-- EXERCISE PROMPT --
Restate the whole of the material. Keep every word, and drop the pictures.

-- DATA SEGMENT --
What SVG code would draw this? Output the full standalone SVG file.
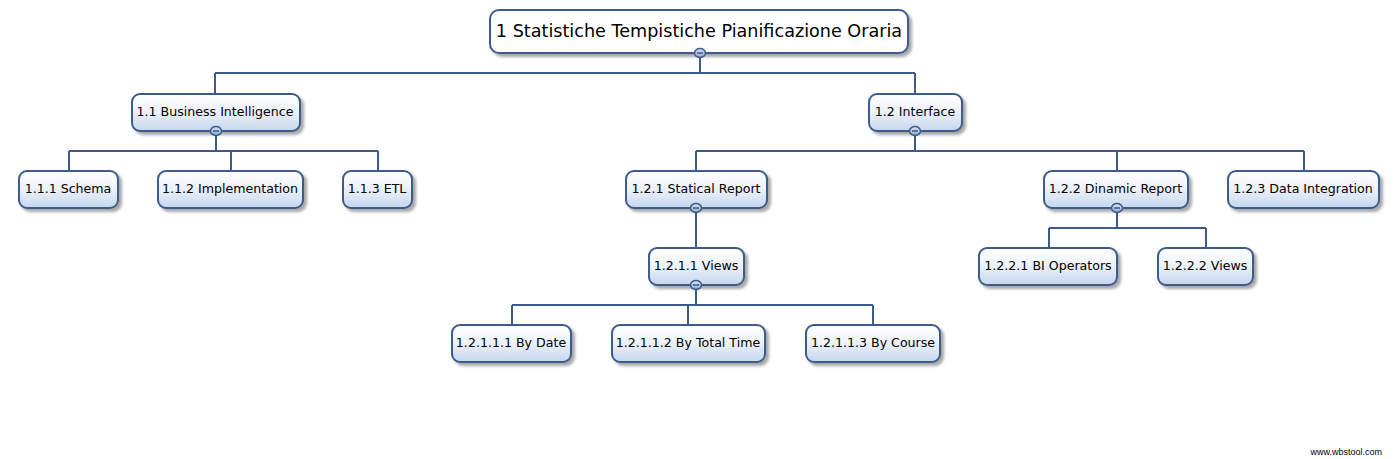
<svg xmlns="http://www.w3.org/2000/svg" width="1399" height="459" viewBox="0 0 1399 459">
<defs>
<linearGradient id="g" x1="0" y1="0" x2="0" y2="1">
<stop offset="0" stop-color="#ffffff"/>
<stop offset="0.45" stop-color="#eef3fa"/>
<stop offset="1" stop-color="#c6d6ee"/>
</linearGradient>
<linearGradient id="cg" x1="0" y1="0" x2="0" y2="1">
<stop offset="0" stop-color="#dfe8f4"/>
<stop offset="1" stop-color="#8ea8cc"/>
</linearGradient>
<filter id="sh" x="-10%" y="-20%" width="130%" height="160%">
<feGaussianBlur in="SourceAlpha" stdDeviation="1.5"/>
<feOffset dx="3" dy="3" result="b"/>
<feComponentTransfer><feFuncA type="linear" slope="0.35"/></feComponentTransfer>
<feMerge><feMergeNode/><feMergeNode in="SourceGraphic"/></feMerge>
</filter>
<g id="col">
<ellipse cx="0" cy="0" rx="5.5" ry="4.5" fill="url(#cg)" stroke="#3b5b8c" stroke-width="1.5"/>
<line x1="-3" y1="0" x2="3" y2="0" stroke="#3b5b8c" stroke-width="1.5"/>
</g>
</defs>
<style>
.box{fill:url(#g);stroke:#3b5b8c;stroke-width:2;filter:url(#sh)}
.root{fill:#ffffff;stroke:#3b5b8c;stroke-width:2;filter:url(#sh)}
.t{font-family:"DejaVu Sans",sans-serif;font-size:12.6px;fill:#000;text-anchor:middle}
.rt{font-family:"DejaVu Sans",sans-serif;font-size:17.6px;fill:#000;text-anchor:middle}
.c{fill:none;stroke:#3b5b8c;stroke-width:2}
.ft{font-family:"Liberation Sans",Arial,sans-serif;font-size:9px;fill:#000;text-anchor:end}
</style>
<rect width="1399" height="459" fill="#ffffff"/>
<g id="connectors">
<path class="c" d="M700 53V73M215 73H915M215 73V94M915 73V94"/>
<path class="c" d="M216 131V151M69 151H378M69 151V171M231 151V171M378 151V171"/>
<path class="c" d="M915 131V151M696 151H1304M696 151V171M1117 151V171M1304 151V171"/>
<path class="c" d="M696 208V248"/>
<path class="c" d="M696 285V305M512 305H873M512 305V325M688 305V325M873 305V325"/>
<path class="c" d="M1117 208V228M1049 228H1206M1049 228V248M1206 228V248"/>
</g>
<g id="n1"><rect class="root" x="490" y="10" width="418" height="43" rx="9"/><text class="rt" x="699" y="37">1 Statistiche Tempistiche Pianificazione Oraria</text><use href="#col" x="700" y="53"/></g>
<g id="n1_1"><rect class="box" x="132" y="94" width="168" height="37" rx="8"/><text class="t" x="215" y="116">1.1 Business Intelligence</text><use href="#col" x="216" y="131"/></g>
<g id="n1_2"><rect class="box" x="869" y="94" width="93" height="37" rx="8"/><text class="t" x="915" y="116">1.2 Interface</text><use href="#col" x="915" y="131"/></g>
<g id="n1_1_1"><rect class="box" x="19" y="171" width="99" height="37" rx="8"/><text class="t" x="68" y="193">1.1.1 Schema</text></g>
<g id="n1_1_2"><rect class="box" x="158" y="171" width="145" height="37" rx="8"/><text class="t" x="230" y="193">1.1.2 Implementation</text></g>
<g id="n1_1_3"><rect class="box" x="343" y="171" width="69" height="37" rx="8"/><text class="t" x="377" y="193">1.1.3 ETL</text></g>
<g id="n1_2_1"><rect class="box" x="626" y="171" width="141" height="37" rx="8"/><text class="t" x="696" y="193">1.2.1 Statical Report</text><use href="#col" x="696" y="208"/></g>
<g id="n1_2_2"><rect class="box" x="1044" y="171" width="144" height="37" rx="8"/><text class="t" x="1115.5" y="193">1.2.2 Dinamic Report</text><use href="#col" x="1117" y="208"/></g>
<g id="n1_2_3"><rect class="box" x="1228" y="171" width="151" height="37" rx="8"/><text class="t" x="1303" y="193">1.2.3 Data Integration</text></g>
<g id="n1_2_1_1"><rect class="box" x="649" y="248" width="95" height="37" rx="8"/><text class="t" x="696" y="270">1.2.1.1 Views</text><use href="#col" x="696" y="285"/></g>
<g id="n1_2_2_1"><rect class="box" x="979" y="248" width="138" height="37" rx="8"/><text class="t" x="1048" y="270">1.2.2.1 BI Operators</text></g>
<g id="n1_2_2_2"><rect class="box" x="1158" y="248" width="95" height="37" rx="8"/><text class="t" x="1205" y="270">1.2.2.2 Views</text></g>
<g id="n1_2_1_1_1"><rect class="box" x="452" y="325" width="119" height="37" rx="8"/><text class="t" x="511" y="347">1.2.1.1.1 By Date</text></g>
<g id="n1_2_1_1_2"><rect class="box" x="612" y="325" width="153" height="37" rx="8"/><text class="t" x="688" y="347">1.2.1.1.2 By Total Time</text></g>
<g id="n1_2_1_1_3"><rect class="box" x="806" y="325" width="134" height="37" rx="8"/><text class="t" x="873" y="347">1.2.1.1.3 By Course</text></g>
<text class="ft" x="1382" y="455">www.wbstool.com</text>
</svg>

-- RESPONSE FOR THIS EXERCISE --
What SVG code would draw this? Output the full standalone SVG file.
<svg xmlns="http://www.w3.org/2000/svg" width="1399" height="459" viewBox="0 0 1399 459">
<defs>
<linearGradient id="g" x1="0" y1="0" x2="0" y2="1">
<stop offset="0" stop-color="#ffffff"/>
<stop offset="0.45" stop-color="#eef3fa"/>
<stop offset="1" stop-color="#c6d6ee"/>
</linearGradient>
<linearGradient id="cg" x1="0" y1="0" x2="0" y2="1">
<stop offset="0" stop-color="#dfe8f4"/>
<stop offset="1" stop-color="#8ea8cc"/>
</linearGradient>
<filter id="sh" x="-10%" y="-20%" width="130%" height="160%">
<feGaussianBlur in="SourceAlpha" stdDeviation="1.5"/>
<feOffset dx="3" dy="3" result="b"/>
<feComponentTransfer><feFuncA type="linear" slope="0.35"/></feComponentTransfer>
<feMerge><feMergeNode/><feMergeNode in="SourceGraphic"/></feMerge>
</filter>
<g id="col">
<ellipse cx="0" cy="0" rx="5.5" ry="4.5" fill="url(#cg)" stroke="#3b5b8c" stroke-width="1.5"/>
<line x1="-3" y1="0" x2="3" y2="0" stroke="#3b5b8c" stroke-width="1.5"/>
</g>
</defs>
<style>
.box{fill:url(#g);stroke:#3b5b8c;stroke-width:2;filter:url(#sh)}
.root{fill:#ffffff;stroke:#3b5b8c;stroke-width:2;filter:url(#sh)}
.t{font-family:"DejaVu Sans",sans-serif;font-size:12.6px;fill:#000;text-anchor:middle}
.rt{font-family:"DejaVu Sans",sans-serif;font-size:17.6px;fill:#000;text-anchor:middle}
.c{fill:none;stroke:#3b5b8c;stroke-width:2}
.ft{font-family:"Liberation Sans",Arial,sans-serif;font-size:9px;fill:#000;text-anchor:end}
</style>
<rect width="1399" height="459" fill="#ffffff"/>
<g id="connectors">
<path class="c" d="M700 53V73M215 73H915M215 73V94M915 73V94"/>
<path class="c" d="M216 131V151M69 151H378M69 151V171M231 151V171M378 151V171"/>
<path class="c" d="M915 131V151M696 151H1304M696 151V171M1117 151V171M1304 151V171"/>
<path class="c" d="M696 208V248"/>
<path class="c" d="M696 285V305M512 305H873M512 305V325M688 305V325M873 305V325"/>
<path class="c" d="M1117 208V228M1049 228H1206M1049 228V248M1206 228V248"/>
</g>
<g id="n1"><rect class="root" x="490" y="10" width="418" height="43" rx="9"/><text class="rt" x="699" y="37">1 Statistiche Tempistiche Pianificazione Oraria</text><use href="#col" x="700" y="53"/></g>
<g id="n1_1"><rect class="box" x="132" y="94" width="168" height="37" rx="8"/><text class="t" x="215" y="116">1.1 Business Intelligence</text><use href="#col" x="216" y="131"/></g>
<g id="n1_2"><rect class="box" x="869" y="94" width="93" height="37" rx="8"/><text class="t" x="915" y="116">1.2 Interface</text><use href="#col" x="915" y="131"/></g>
<g id="n1_1_1"><rect class="box" x="19" y="171" width="99" height="37" rx="8"/><text class="t" x="68" y="193">1.1.1 Schema</text></g>
<g id="n1_1_2"><rect class="box" x="158" y="171" width="145" height="37" rx="8"/><text class="t" x="230" y="193">1.1.2 Implementation</text></g>
<g id="n1_1_3"><rect class="box" x="343" y="171" width="69" height="37" rx="8"/><text class="t" x="377" y="193">1.1.3 ETL</text></g>
<g id="n1_2_1"><rect class="box" x="626" y="171" width="141" height="37" rx="8"/><text class="t" x="696" y="193">1.2.1 Statical Report</text><use href="#col" x="696" y="208"/></g>
<g id="n1_2_2"><rect class="box" x="1044" y="171" width="144" height="37" rx="8"/><text class="t" x="1115.5" y="193">1.2.2 Dinamic Report</text><use href="#col" x="1117" y="208"/></g>
<g id="n1_2_3"><rect class="box" x="1228" y="171" width="151" height="37" rx="8"/><text class="t" x="1303" y="193">1.2.3 Data Integration</text></g>
<g id="n1_2_1_1"><rect class="box" x="649" y="248" width="95" height="37" rx="8"/><text class="t" x="696" y="270">1.2.1.1 Views</text><use href="#col" x="696" y="285"/></g>
<g id="n1_2_2_1"><rect class="box" x="979" y="248" width="138" height="37" rx="8"/><text class="t" x="1048" y="270">1.2.2.1 BI Operators</text></g>
<g id="n1_2_2_2"><rect class="box" x="1158" y="248" width="95" height="37" rx="8"/><text class="t" x="1205" y="270">1.2.2.2 Views</text></g>
<g id="n1_2_1_1_1"><rect class="box" x="452" y="325" width="119" height="37" rx="8"/><text class="t" x="511" y="347">1.2.1.1.1 By Date</text></g>
<g id="n1_2_1_1_2"><rect class="box" x="612" y="325" width="153" height="37" rx="8"/><text class="t" x="688" y="347">1.2.1.1.2 By Total Time</text></g>
<g id="n1_2_1_1_3"><rect class="box" x="806" y="325" width="134" height="37" rx="8"/><text class="t" x="873" y="347">1.2.1.1.3 By Course</text></g>
<text class="ft" x="1382" y="455">www.wbstool.com</text>
</svg>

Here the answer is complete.